#### [Task to complete]
Word for word, copy all the data and drop the pictures.

#### [Available data]
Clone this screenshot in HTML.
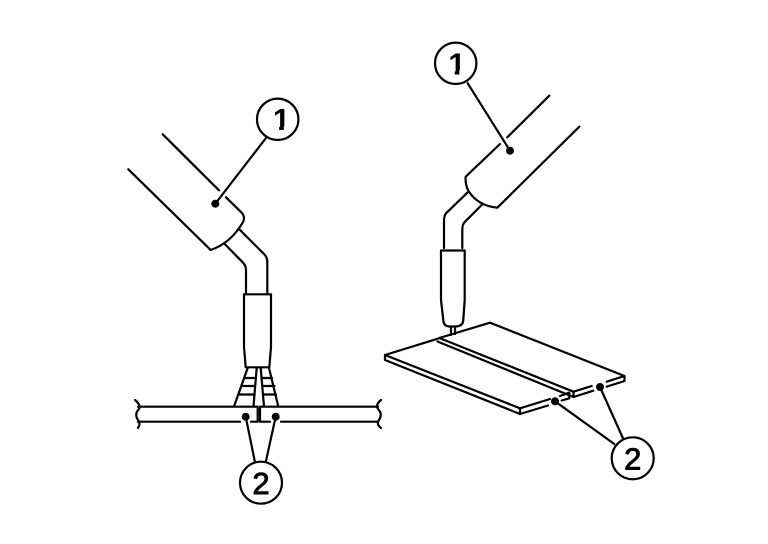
<!DOCTYPE html>
<html lang="en">
<head>
<meta charset="utf-8">
<title>Welding diagram</title>
<style>
html,body{margin:0;padding:0;background:#fff;width:768px;height:544px;overflow:hidden}
svg{display:block}
.l{fill:none;stroke:#000;stroke-width:2.2;stroke-linejoin:round;stroke-linecap:round}
.t{font-family:"Liberation Sans",sans-serif;font-size:31px;fill:#000;text-anchor:middle}
.b{font-weight:bold}
.r{stroke:#000;stroke-width:.9}
</style>
</head>
<body>
<svg width="768" height="544" viewBox="0 0 768 544" xmlns="http://www.w3.org/2000/svg">
<g class="l">
<!-- left torch -->
<path d="M162.7 134.3L219 190.3"/>
<path d="M226 197.3L241.7 212.7Q245.5 217 243 222Q231 243 210.7 250L128.3 169.3"/>
<path d="M239.3 229.3L265 255Q267.3 258 267.3 262V294"/>
<path d="M224.7 244L242.7 262.3Q246 265.5 246 270V294"/>
<path d="M244 294.3H271"/>
<path d="M244 294.3V347L245.7 367.3H269.3L271 347V294.3"/>
<!-- left sparks -->
<path d="M247.7 368L234 406.5"/>
<path d="M256.7 368L253.5 406.5"/>
<path d="M260.7 368L264 406.5"/>
<path d="M269 368L278.3 406.5"/>
<path d="M244 378H256M262 378H272M241.3 386H255M262.5 386H274.5M238.3 394.5H254.5M263 394.5H276"/>
<!-- left plates -->
<path d="M138 406.7H257.7V421.7H251M240 421.7H138"/>
<path d="M378 406.7H260V421.7H270M281 421.7H378"/>
<path d="M135 400Q141 405 139 409Q134 414 138 420Q141 424 138 428"/>
<path d="M381 400Q375 405 378 409Q383 414 379 420Q376 424 381 428"/>
<!-- left leaders -->
<path d="M266 138L215.3 203.7"/>
<path d="M245.7 416.7L255 462.3"/>
<path d="M275.7 416.7L265.7 462.3"/>
<!-- right torch -->
<path d="M549.3 95.7L507.3 137.3"/>
<path d="M500 144L465.7 176.7Q465 184 468.3 190.7Q478 206 497.3 207.7L579.3 126.7"/>
<path d="M467.7 192.3L446 213.3Q444 216 444 221V248"/>
<path d="M481.7 205L465 221.7Q462.3 224 462.3 230V248"/>
<path d="M441 250.5H464.7V300L463.3 320Q463 326 456 326.5H449Q443.5 326 443.3 320L441 300Z"/>
<path d="M451 326.5V335M455 326.5V334"/>
<!-- right plate A (front) -->
<path d="M385 355L439 338.3"/>
<path d="M385 355V360L520 414V408.3L385 355"/>
<path d="M520 408.3L550 399M560 396L569.3 392.7V398.3L561.7 400.5M520 414L548 405.5"/>
<!-- right plate B (back) -->
<path d="M439.3 338L490 322.7L624.5 376V381L606.7 386.7"/>
<path d="M439.3 338L573.5 391.7V397L437.5 341.5"/>
<path d="M573.5 391.7L591.7 386M606.7 381.7L624.5 376M573.5 397L593.3 390.7"/>
<!-- right leaders -->
<path d="M467.7 83.3L510 150.7"/>
<path d="M614.3 444L555 401.3"/>
<path d="M623.3 439L600 387"/>
<!-- callouts -->
<circle cx="277.7" cy="119.3" r="20.7" fill="#fff"/>
<circle cx="261" cy="482.7" r="21" fill="#fff"/>
<circle cx="455.7" cy="63.3" r="20.7" fill="#fff"/>
<circle cx="632.7" cy="458.3" r="21" fill="#fff"/>
</g>
<g fill="#000">
<circle cx="215.3" cy="203.7" r="4"/>
<circle cx="245.7" cy="416.7" r="4"/>
<circle cx="275.7" cy="416.7" r="4"/>
<circle cx="510" cy="150.7" r="4"/>
<circle cx="555" cy="401.3" r="4"/>
<circle cx="600" cy="387" r="4"/>
</g>
<text class="t b" x="281.5" y="130">1</text>
<text class="t r" x="261" y="494">2</text>
<text class="t b" x="457" y="74.3">1</text>
<text class="t r" x="632.7" y="469.5">2</text>
<!-- trim the foot of each "1" so only the stem reaches the baseline -->
<g fill="#fff">
<rect x="268" y="126" width="11.2" height="5.5"/>
<rect x="283.8" y="126" width="8" height="5.5"/>
<rect x="443.5" y="70.3" width="11.2" height="5.5"/>
<rect x="459.3" y="70.3" width="8" height="5.5"/>
</g>
</svg>
</body>
</html>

#### [Result]
Clone this screenshot in HTML.
<!DOCTYPE html>
<html lang="en">
<head>
<meta charset="utf-8">
<title>Welding diagram</title>
<style>
html,body{margin:0;padding:0;background:#fff;width:768px;height:544px;overflow:hidden}
svg{display:block}
.l{fill:none;stroke:#000;stroke-width:2.2;stroke-linejoin:round;stroke-linecap:round}
.t{font-family:"Liberation Sans",sans-serif;font-size:31px;fill:#000;text-anchor:middle}
.b{font-weight:bold}
.r{stroke:#000;stroke-width:.9}
</style>
</head>
<body>
<svg width="768" height="544" viewBox="0 0 768 544" xmlns="http://www.w3.org/2000/svg">
<g class="l">
<!-- left torch -->
<path d="M162.7 134.3L219 190.3"/>
<path d="M226 197.3L241.7 212.7Q245.5 217 243 222Q231 243 210.7 250L128.3 169.3"/>
<path d="M239.3 229.3L265 255Q267.3 258 267.3 262V294"/>
<path d="M224.7 244L242.7 262.3Q246 265.5 246 270V294"/>
<path d="M244 294.3H271"/>
<path d="M244 294.3V347L245.7 367.3H269.3L271 347V294.3"/>
<!-- left sparks -->
<path d="M247.7 368L234 406.5"/>
<path d="M256.7 368L253.5 406.5"/>
<path d="M260.7 368L264 406.5"/>
<path d="M269 368L278.3 406.5"/>
<path d="M244 378H256M262 378H272M241.3 386H255M262.5 386H274.5M238.3 394.5H254.5M263 394.5H276"/>
<!-- left plates -->
<path d="M138 406.7H257.7V421.7H251M240 421.7H138"/>
<path d="M378 406.7H260V421.7H270M281 421.7H378"/>
<path d="M135 400Q141 405 139 409Q134 414 138 420Q141 424 138 428"/>
<path d="M381 400Q375 405 378 409Q383 414 379 420Q376 424 381 428"/>
<!-- left leaders -->
<path d="M266 138L215.3 203.7"/>
<path d="M245.7 416.7L255 462.3"/>
<path d="M275.7 416.7L265.7 462.3"/>
<!-- right torch -->
<path d="M549.3 95.7L507.3 137.3"/>
<path d="M500 144L465.7 176.7Q465 184 468.3 190.7Q478 206 497.3 207.7L579.3 126.7"/>
<path d="M467.7 192.3L446 213.3Q444 216 444 221V248"/>
<path d="M481.7 205L465 221.7Q462.3 224 462.3 230V248"/>
<path d="M441 250.5H464.7V300L463.3 320Q463 326 456 326.5H449Q443.5 326 443.3 320L441 300Z"/>
<path d="M451 326.5V335M455 326.5V334"/>
<!-- right plate A (front) -->
<path d="M385 355L439 338.3"/>
<path d="M385 355V360L520 414V408.3L385 355"/>
<path d="M520 408.3L550 399M560 396L569.3 392.7V398.3L561.7 400.5M520 414L548 405.5"/>
<!-- right plate B (back) -->
<path d="M439.3 338L490 322.7L624.5 376V381L606.7 386.7"/>
<path d="M439.3 338L573.5 391.7V397L437.5 341.5"/>
<path d="M573.5 391.7L591.7 386M606.7 381.7L624.5 376M573.5 397L593.3 390.7"/>
<!-- right leaders -->
<path d="M467.7 83.3L510 150.7"/>
<path d="M614.3 444L555 401.3"/>
<path d="M623.3 439L600 387"/>
<!-- callouts -->
<circle cx="277.7" cy="119.3" r="20.7" fill="#fff"/>
<circle cx="261" cy="482.7" r="21" fill="#fff"/>
<circle cx="455.7" cy="63.3" r="20.7" fill="#fff"/>
<circle cx="632.7" cy="458.3" r="21" fill="#fff"/>
</g>
<g fill="#000">
<circle cx="215.3" cy="203.7" r="4"/>
<circle cx="245.7" cy="416.7" r="4"/>
<circle cx="275.7" cy="416.7" r="4"/>
<circle cx="510" cy="150.7" r="4"/>
<circle cx="555" cy="401.3" r="4"/>
<circle cx="600" cy="387" r="4"/>
</g>
<text class="t b" x="281.5" y="130">1</text>
<text class="t r" x="261" y="494">2</text>
<text class="t b" x="457" y="74.3">1</text>
<text class="t r" x="632.7" y="469.5">2</text>
<!-- trim the foot of each "1" so only the stem reaches the baseline -->
<g fill="#fff">
<rect x="268" y="126" width="11.2" height="5.5"/>
<rect x="283.8" y="126" width="8" height="5.5"/>
<rect x="443.5" y="70.3" width="11.2" height="5.5"/>
<rect x="459.3" y="70.3" width="8" height="5.5"/>
</g>
</svg>
</body>
</html>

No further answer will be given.